A dedicated law is imperative to champion OBC justice

Ravi Boseraju, a dynamic young Congress leader from Karnataka, is spearheading calls for OBC empowerment through dedicated laws and inclusive policies. He shared his views with The Hans India exclusively, outlining the ‘inclusive policy’ under the young generation leadership, emerging in the party.
Q: Why advocate for a dedicated law to prevent atrocities against OBCs, similar to the SC/ST Act?
Ans: A dedicated law is urgent as OBCs, often in manual jobs, face exploitation and violence. Studies show OBC migrants earn lowest incomes in harsh conditions, with over half of labourers’ sons stuck in similar roles; only 5.1% become professionals. Without caste census data, policies lack evidence. The Constitution promises social, economic, and political justice. Like the SC/ST Act with special courts and rehabilitation, OBCs need parallel protections to deter abuses and provide remedies, grounded in comprehensive socio-economic enumeration.
Q: What discrimination do OBCs face that existing laws fail to address?
Ans: OBCs endure economic deprivation and social exclusion. Data reveals 52.6% of OBC labourers’ sons remain labourers, with migrants facing lowest pay and worst conditions. Dominant castes hold 90% of elite positions despite being under 20% of population, creating barriers for qualified OBCs. Overrepresented among landless and urban poor, they face caste slurs, service denials, and village exclusions beyond general laws. Informal hierarchies enforce subordination, making grievances invisible without specific legal recognition.
Q: What steps should government take for OBC social protection and inclusion?
Ans: First, conduct a nationwide socio-economic caste census. Then, implement an OBC sub-plan reserving 27% of budgets for welfare, as demanded in Gujarat. Double scholarships, fill reserved posts, expand vocational training and credit in OBC areas. Establish a Diversity Commission to monitor schemes in housing, education, health, and infrastructure. This census-based, targeted approach ensures constitutional equality becomes reality for OBCs.
Q: How would an OBC sub-plan change current development approaches?
Ans: It shifts from discretionary to rights-based allocation, reserving fixed budget shares for OBC welfare across ministries. Guided by caste-census data, funds target actual OBC needs in schemes like housing and education. Annual reviews track outcomes, making development needs-driven. Inspired by SC/ST sub-plans, this ensures proportional justice for the majority historically excluded.
Q: How does economic inclusion tie to broader justice for OBCs?

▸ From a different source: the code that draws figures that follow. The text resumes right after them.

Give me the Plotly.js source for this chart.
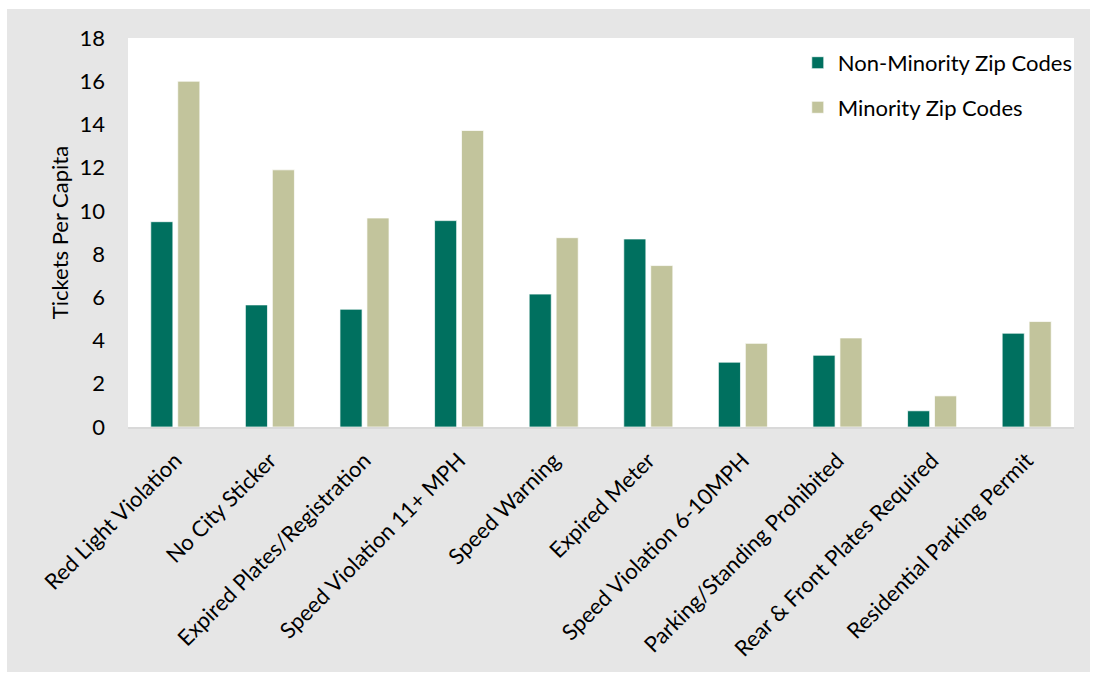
<!DOCTYPE html>
<html>
<head>
<meta charset="utf-8">
<script src="https://cdn.plot.ly/plotly-3.0.1.min.js"></script>
<style>
  html, body { margin: 0; padding: 0; background: #ffffff; width: 1093px; height: 674px; overflow: hidden; }
  #chart { position: absolute; left: 7px; top: 9px; width: 1083px; height: 663px; }
</style>
</head>
<body>
<div id="chart"></div>
<script>
const categories = [
  "Red Light Violation",
  "No City Sticker",
  "Expired Plates/Registration",
  "Speed Violation 11+ MPH",
  "Speed Warning",
  "Expired Meter",
  "Speed Violation 6-10MPH",
  "Parking/Standing Prohibited",
  "Rear & Front Plates Required",
  "Residential Parking Permit"
];
const nonMinority = [9.5, 5.65, 5.45, 9.55, 6.15, 8.7, 3.0, 3.32, 0.75, 4.34];
const minority    = [16.0, 11.9, 9.67, 13.72, 8.76, 7.47, 3.87, 4.12, 1.44, 4.88];
const seriesNames = ["Non-Minority Zip Codes", "Minority Zip Codes"];
const yTicks = [0, 2, 4, 6, 8, 10, 12, 14, 16, 18];

const FONT = "Lato, 'Open Sans', sans-serif";
const FS = 22;

const traces = [
  {
    type: "bar", x: categories, y: nonMinority, name: seriesNames[0],
    legendgroup: "a",
    marker: { color: "#00705F", line: { color: "rgba(255,255,255,0.7)", width: 1 } }
  },
  {
    type: "bar", x: categories, y: minority, name: seriesNames[1],
    legendgroup: "b",
    marker: { color: "#C2C49C", line: { color: "rgba(255,255,255,0.7)", width: 1 } }
  }
];

const layout = {
  width: 1083, height: 663,
  paper_bgcolor: "#E6E6E6",
  plot_bgcolor: "#FFFFFF",
  margin: { l: 121, r: 16, t: 29, b: 245, autoexpand: false },
  barmode: "group",
  bargap: 0.43,
  bargroupgap: 0.18,
  font: { family: FONT, size: FS, color: "#000000" },
  showlegend: true,
  legend: {
    x: 0.708, xanchor: "left", y: 0.99, yanchor: "top",
    bgcolor: "rgba(0,0,0,0)",
    font: { family: FONT, size: FS, color: "#000000" },
    tracegroupgap: 13,
    traceorder: "grouped"
  },
  xaxis: {
    type: "category",
    tickangle: -45,
    showline: true, linecolor: "#D9D9D9", linewidth: 2,
    showgrid: false, zeroline: false,
    ticks: "",
    tickfont: { family: FONT, size: FS, color: "#000000" },
    ticklabelstandoff: 10
  },
  yaxis: {
    range: [0, 18],
    tickmode: "array", tickvals: yTicks, ticktext: yTicks.map(String),
    showgrid: false, zeroline: false, showline: false,
    ticks: "",
    tickfont: { family: FONT, size: FS, color: "#000000" },
    ticklabelstandoff: 22,
    title: { text: "Tickets Per Capita", font: { family: FONT, size: FS, color: "#000000" }, standoff: 4 }
  }
};

Plotly.newPlot("chart", traces, layout, { displayModeBar: false, staticPlot: true });
</script>
</body>
</html>
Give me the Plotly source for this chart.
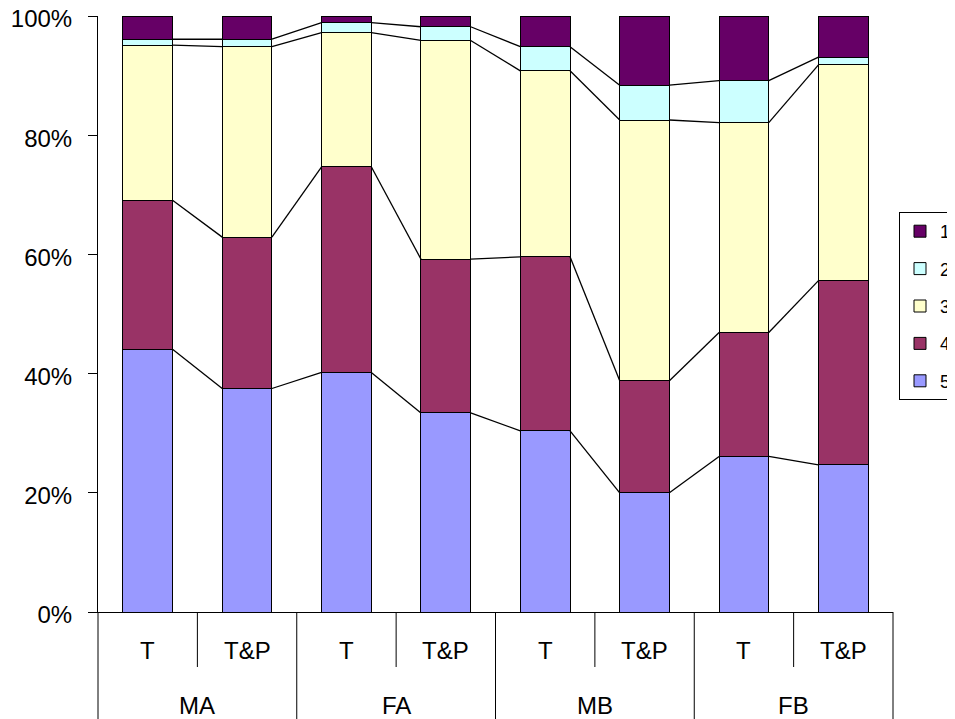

Ans: Inclusion is core to justice. OBCs concentrate in low-paid jobs; 52.6% of labourers’ sons stay labourers, migrants face precarity. Dominant castes dominate elites. This violates constitutional justice. Invest in landrights, credit, jobs, education to level fields, fulfilling preamble promises for half the nation.
Q: What does the yellow shawl signify in your agitations?
Ans: Yellow symbolises unity and courage, drawing from reformers like Narayana Guru, Sangolli Rayanna, and Kanakadasa. It’s a non-partisan, visible banner for OBCs. Earned through struggle, it identifies participants in gatherings, pledging collective action for representation, opportunity, and dignity via peaceful means.
Q: What mechanism for proportional OBC political representation?
Ans: Remove 50% reservation cap via constitutional amendment. Use caste census for seat allocation reflecting population. Karnataka’s survey suggests increasing quotas to 51%. Independent Diversity Commission monitors compliance, ensuring fair voice for OBC majority.
Q: How balance reservations with OBC capability-building?
Ans: Pair quotas with education and skills. Only 5.1% of OBC labourers’ sons become professionals due to disparities. Expand scholarships, residential schools, training, credit. Prepare entrants for success, making representation meaningful, inspired by state programmes.
Q: Is Congress ready for proportional OBC representation disrupting power?
Ans: Yes, even if it shifts power. Rahul Gandhi acknowledges shortfalls; Congress pioneered backward-class commissions and reservations. Caste census and cap removal continue this legacy, guided by justice over convenience.
Q: Why Congress demands OBC law now, despite past power?
Ans: Not opportunism—Congress expanded OBC quotas in education under UPA. Manifesto pledges census and sub-plan; Gujarat leaders demand 27% budget. Rahul’s introspection shows accountability. Social justice is core, raised consistently.
Q: How to push for proportional OBC roles in Congress amid upper-caste bias claims?
Ans: Establish internal diversity commission to audittickets, positions; set OBC targets.
Mentoring, training groom leaders. Reserve shares in committees, aligning practices with justice platform.